Yes, the crown is involved.
By Justyna Zarnowska
It starts with the Yeomen of the Guard searching the cellars of the Palace of Westminster in order to prevent a modern-day Gunpowder Plot.
The peers gather together in the House of Lords wearing their robes. They are joined by senior representatives of the judiciary and members of the diplomatic corps.
One MP, known as the hostage MP, travels to Buckingham Palace just before the Queen leaves for Parliament. This tradition began when the monarch and Parliament were on less friendly terms. The hostage is released upon safe return of the Queen.
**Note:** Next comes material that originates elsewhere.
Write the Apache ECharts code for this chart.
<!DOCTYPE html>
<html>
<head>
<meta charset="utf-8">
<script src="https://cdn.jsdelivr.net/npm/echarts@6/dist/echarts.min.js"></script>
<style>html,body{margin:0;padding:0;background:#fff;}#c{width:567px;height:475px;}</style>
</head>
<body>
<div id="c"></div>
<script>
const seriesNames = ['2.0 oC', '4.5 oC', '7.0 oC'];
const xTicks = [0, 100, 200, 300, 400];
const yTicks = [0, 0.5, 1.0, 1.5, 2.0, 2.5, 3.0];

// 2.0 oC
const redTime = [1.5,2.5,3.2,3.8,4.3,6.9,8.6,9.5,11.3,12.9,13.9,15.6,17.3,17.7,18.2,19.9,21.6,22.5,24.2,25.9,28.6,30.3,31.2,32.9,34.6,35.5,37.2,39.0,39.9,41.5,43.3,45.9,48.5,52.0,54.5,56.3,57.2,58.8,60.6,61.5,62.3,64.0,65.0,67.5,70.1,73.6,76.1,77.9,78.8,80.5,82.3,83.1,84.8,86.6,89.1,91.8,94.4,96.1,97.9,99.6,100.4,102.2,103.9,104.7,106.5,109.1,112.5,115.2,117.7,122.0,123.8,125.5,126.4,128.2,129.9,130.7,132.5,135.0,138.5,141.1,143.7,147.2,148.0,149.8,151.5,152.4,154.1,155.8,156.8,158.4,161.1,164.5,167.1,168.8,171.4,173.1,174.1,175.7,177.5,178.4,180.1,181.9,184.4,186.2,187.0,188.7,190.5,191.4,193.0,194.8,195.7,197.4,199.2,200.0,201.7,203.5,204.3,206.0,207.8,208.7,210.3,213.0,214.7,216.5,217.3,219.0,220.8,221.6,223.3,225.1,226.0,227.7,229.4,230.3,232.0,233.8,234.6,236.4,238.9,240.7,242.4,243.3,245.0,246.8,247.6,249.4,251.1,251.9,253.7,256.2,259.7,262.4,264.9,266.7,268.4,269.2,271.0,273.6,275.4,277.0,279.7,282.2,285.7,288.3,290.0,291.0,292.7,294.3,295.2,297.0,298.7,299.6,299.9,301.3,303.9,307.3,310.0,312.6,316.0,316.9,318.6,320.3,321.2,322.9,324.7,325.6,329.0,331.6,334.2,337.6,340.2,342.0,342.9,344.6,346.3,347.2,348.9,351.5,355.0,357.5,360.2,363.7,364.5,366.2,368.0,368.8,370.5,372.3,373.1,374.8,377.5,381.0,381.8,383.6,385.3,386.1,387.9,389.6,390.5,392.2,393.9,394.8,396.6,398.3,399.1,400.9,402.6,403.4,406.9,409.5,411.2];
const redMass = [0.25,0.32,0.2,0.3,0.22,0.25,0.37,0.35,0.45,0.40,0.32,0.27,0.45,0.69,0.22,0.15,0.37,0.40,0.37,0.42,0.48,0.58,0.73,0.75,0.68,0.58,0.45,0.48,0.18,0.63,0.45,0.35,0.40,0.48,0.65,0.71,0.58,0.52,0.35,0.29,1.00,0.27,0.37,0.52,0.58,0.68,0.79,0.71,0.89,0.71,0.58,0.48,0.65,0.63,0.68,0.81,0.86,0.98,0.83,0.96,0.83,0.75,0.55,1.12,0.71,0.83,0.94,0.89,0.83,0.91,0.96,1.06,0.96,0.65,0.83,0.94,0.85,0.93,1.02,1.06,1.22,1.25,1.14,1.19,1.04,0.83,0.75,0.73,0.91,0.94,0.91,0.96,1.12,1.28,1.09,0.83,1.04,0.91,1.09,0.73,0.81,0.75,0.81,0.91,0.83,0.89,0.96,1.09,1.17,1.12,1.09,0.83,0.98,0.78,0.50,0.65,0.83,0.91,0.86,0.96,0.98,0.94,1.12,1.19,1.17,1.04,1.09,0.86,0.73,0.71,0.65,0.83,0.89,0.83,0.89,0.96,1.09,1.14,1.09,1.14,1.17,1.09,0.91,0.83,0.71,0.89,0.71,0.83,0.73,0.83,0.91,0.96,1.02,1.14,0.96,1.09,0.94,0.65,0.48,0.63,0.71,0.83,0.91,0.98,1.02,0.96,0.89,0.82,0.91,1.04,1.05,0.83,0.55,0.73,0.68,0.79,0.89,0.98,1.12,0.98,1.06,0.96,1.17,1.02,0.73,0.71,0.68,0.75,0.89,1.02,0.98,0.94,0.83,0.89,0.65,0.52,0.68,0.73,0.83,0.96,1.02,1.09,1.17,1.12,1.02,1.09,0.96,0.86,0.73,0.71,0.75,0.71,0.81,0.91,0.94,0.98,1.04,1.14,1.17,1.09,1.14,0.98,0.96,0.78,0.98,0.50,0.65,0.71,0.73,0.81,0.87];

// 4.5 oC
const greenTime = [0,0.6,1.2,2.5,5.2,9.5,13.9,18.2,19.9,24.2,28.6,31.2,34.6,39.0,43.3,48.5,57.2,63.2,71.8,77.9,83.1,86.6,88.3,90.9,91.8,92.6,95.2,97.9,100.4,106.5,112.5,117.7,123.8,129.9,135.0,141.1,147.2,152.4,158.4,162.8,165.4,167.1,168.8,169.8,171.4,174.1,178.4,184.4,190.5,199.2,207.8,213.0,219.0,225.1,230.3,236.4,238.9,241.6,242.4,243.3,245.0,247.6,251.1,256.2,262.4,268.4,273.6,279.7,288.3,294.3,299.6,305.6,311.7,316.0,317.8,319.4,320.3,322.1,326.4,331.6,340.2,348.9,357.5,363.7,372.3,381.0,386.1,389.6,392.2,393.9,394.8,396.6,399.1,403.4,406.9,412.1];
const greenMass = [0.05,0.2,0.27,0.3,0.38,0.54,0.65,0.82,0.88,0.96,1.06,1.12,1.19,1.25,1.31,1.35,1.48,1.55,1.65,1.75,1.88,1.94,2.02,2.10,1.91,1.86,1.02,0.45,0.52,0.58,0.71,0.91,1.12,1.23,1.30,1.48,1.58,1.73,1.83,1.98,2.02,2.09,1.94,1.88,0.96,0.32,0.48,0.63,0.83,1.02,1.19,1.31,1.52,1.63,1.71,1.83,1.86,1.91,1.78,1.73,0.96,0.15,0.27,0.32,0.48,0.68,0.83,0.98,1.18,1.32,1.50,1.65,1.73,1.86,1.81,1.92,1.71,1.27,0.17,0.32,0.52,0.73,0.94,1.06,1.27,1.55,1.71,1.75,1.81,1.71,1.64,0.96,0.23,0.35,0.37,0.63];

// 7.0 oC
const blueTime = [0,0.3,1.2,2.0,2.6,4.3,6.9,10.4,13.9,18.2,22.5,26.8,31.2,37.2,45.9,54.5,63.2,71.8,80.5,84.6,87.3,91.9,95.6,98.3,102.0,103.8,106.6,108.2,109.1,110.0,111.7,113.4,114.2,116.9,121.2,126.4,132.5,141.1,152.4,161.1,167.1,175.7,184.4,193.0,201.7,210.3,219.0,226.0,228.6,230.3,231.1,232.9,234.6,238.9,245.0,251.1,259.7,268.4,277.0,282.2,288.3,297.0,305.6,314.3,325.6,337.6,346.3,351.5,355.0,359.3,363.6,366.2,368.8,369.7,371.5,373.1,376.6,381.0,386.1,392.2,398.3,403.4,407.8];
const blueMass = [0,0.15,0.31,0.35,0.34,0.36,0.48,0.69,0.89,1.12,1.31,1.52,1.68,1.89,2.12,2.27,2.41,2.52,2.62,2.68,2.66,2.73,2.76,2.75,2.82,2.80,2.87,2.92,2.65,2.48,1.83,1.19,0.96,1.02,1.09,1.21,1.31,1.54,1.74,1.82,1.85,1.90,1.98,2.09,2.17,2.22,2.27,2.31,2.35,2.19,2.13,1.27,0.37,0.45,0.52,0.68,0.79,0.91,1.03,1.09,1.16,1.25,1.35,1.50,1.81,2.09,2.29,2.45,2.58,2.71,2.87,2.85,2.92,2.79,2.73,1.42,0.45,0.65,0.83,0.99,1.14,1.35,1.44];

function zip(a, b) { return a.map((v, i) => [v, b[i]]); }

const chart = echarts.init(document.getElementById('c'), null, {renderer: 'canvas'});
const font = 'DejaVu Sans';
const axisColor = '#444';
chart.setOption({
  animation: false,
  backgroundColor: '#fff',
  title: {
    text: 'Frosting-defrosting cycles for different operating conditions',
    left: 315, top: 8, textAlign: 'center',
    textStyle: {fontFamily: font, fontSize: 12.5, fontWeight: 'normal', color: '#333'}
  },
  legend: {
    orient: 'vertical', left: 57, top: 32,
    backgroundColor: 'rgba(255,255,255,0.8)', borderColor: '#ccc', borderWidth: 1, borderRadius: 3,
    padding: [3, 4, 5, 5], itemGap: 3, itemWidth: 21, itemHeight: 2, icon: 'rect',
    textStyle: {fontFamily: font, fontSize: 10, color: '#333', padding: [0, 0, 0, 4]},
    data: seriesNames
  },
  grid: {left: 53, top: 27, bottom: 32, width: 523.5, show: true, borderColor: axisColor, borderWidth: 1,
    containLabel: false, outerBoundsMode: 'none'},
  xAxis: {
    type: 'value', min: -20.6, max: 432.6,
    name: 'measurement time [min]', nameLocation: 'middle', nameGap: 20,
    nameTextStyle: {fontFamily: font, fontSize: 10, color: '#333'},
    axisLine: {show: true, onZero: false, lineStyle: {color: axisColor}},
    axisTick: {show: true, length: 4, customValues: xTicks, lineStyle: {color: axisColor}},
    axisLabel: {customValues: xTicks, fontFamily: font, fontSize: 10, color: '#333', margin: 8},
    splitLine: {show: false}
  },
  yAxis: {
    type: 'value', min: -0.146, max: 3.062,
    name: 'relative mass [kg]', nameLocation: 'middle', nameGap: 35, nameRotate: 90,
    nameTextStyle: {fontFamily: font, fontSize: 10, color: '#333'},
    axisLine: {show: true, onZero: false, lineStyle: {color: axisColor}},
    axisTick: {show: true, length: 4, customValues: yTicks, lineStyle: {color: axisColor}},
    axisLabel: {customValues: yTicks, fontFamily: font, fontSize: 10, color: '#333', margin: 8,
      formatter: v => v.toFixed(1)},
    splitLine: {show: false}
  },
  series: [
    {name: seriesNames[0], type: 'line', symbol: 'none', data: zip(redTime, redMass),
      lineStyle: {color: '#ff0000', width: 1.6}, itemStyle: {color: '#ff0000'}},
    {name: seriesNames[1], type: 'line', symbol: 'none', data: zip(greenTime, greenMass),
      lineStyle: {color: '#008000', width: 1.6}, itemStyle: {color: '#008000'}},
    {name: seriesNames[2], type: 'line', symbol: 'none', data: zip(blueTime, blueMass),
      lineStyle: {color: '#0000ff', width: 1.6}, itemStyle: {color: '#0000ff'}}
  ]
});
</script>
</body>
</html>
Before the Queen, the Imperial State Crown arrives to the Palace of Westminster in its own State Coach.
The Queen arrives in the Diamond Jubilee State Coach. She puts on the Parliament Robe of State and Imperial State Crown and walks through the Royal Gallery to the House of Lords, usually accompanied by the Duke of Edinburgh.
Gentleman Usher of the Black Rod summons the House of Commons, striking the door three times to be admitted. The Queen herself is not allowed inside; since Charles I stormed the Commons in 1642, no British monarch has entered the House of Commons when it is sitting.
Both the Speaker and Black Rod lead the Members of the House of Commons as they stroll, in pairs, joking and chatting, towards the House of Lords.
The Queen reads a prepared speech, known as the "Queen's Speech." Written by the Prime Minister and their cabinet members, it outlines the Government's agenda for the coming year.
After the speech, the Queen and Duke bow to both sides of the House of Peers. The Queen then leaves the chamber and the Commons bow again and return to their Chamber.